Given task: Take the lines from the one bearing "What matplotlib code" to the one bearing "plt.rcParams['mathtext.bf'] = 'Liberation", inclusive, and reproduce them exactly; include no other line.

Data supplied:
* START *

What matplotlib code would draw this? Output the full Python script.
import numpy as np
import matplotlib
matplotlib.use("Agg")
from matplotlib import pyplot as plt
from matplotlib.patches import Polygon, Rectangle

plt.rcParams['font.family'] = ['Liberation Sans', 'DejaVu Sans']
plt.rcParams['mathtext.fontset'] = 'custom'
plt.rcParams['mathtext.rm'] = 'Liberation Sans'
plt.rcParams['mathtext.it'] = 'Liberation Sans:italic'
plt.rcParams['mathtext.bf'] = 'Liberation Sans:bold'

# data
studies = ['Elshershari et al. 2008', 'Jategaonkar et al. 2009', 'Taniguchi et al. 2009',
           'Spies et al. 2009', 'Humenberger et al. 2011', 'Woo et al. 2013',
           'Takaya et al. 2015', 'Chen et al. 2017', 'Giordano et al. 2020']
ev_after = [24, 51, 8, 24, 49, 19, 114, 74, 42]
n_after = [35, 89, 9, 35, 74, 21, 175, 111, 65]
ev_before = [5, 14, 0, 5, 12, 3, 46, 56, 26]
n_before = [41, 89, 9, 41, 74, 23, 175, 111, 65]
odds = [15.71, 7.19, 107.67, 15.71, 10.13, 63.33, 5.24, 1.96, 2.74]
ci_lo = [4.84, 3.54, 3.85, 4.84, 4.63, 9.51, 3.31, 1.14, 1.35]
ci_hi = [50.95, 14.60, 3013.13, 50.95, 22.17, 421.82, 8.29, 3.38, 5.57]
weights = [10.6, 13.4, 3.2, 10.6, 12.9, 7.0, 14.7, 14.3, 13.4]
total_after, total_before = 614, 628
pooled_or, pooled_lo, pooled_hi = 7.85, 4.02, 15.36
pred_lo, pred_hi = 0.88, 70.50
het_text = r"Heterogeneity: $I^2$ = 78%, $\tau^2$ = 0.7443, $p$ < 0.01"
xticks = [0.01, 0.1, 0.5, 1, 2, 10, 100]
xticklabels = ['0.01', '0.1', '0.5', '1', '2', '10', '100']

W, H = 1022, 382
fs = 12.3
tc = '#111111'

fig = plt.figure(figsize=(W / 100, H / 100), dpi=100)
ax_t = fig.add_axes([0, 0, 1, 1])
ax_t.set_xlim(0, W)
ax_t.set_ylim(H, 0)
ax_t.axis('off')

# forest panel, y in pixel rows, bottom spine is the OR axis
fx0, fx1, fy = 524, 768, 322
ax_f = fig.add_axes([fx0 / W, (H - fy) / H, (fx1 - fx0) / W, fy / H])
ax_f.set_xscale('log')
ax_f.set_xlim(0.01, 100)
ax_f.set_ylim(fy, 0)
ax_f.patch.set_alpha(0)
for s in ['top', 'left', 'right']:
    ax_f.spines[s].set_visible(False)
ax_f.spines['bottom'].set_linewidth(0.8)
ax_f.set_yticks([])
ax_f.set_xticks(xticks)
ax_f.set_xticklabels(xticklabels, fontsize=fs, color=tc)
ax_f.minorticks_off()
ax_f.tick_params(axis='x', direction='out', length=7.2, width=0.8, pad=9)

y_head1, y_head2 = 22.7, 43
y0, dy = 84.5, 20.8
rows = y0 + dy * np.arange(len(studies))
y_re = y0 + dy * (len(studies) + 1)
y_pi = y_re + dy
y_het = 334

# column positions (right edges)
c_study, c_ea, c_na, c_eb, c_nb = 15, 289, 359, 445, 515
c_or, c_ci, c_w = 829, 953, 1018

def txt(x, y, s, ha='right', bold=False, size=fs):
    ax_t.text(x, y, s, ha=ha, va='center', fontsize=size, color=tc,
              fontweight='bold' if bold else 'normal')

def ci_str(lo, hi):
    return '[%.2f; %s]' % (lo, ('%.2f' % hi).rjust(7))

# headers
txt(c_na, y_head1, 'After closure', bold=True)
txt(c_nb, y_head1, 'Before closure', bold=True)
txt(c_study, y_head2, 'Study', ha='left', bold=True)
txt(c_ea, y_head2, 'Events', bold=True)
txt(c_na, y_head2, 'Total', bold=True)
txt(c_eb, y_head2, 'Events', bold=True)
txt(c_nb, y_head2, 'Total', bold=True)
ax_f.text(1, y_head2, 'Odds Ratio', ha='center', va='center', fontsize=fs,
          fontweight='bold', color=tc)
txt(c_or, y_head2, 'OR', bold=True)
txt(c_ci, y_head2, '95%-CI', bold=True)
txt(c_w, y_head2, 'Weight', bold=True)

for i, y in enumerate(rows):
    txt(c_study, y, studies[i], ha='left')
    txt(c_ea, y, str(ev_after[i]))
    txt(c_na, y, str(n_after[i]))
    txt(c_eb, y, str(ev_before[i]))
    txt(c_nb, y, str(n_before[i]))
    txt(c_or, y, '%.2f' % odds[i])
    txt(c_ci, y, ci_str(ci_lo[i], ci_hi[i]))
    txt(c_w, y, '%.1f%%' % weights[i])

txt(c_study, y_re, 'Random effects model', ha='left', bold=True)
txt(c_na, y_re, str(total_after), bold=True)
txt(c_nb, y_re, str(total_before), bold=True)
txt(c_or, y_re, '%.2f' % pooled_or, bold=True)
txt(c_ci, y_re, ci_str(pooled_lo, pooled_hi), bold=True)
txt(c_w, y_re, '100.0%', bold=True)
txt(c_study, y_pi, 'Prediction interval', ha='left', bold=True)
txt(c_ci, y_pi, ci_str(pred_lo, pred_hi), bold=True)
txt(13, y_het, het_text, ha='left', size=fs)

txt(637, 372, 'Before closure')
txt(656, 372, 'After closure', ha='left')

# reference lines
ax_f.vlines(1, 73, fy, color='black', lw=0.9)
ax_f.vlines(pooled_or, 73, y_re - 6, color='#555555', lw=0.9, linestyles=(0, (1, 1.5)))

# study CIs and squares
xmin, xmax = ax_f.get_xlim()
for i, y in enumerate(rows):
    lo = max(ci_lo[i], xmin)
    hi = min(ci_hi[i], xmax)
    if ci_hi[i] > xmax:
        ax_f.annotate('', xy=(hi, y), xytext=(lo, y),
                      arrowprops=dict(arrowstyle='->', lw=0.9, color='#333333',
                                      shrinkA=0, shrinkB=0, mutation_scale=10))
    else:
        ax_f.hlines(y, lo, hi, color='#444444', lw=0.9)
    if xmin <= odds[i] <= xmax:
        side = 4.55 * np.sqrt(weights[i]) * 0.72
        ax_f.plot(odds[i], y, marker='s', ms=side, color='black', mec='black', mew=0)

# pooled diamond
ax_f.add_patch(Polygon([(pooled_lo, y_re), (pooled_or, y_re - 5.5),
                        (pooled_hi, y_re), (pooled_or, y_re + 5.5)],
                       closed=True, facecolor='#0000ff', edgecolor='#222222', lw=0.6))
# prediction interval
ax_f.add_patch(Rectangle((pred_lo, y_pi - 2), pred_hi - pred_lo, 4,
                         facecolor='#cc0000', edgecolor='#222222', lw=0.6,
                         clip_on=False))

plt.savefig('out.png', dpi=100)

* END *
* START *

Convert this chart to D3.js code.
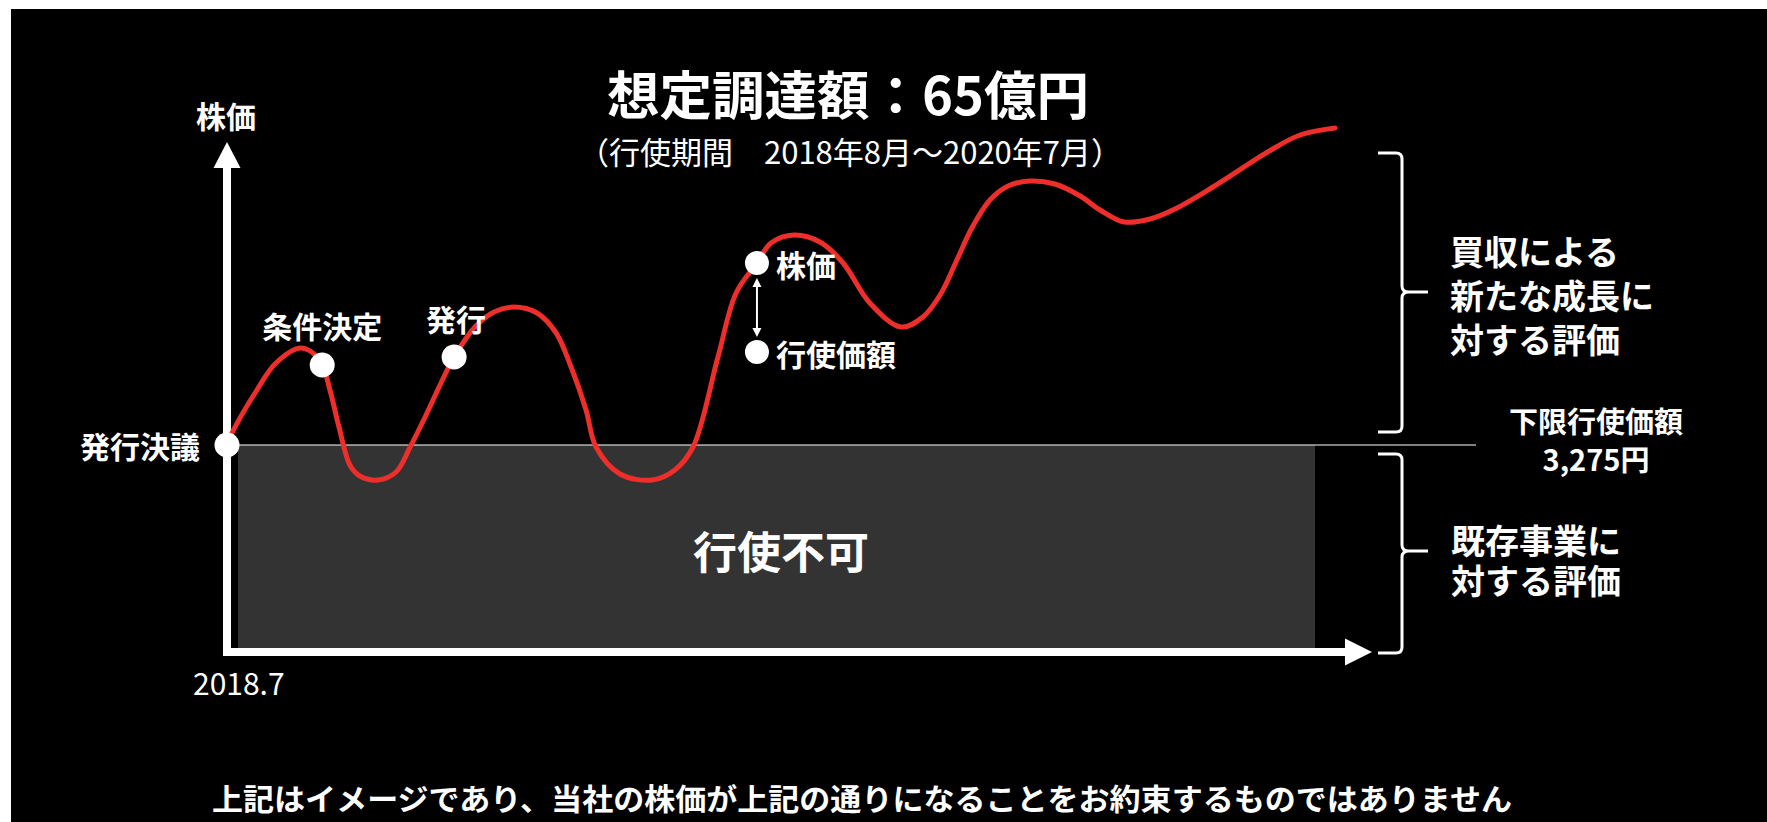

* END *

In response:
What matplotlib code would draw this? Output the full Python script.
import numpy as np
import matplotlib
matplotlib.use("Agg")
from matplotlib import pyplot as plt
from matplotlib.patches import Polygon, Rectangle

plt.rcParams['font.family'] = ['Liberation Sans', 'DejaVu Sans']
plt.rcParams['mathtext.fontset'] = 'custom'
plt.rcParams['mathtext.rm'] = 'Liberation Sans'
plt.rcParams['mathtext.it'] = 'Liberation Sans:italic'
plt.rcParams['mathtext.bf'] = 'Liberation Sans:bold'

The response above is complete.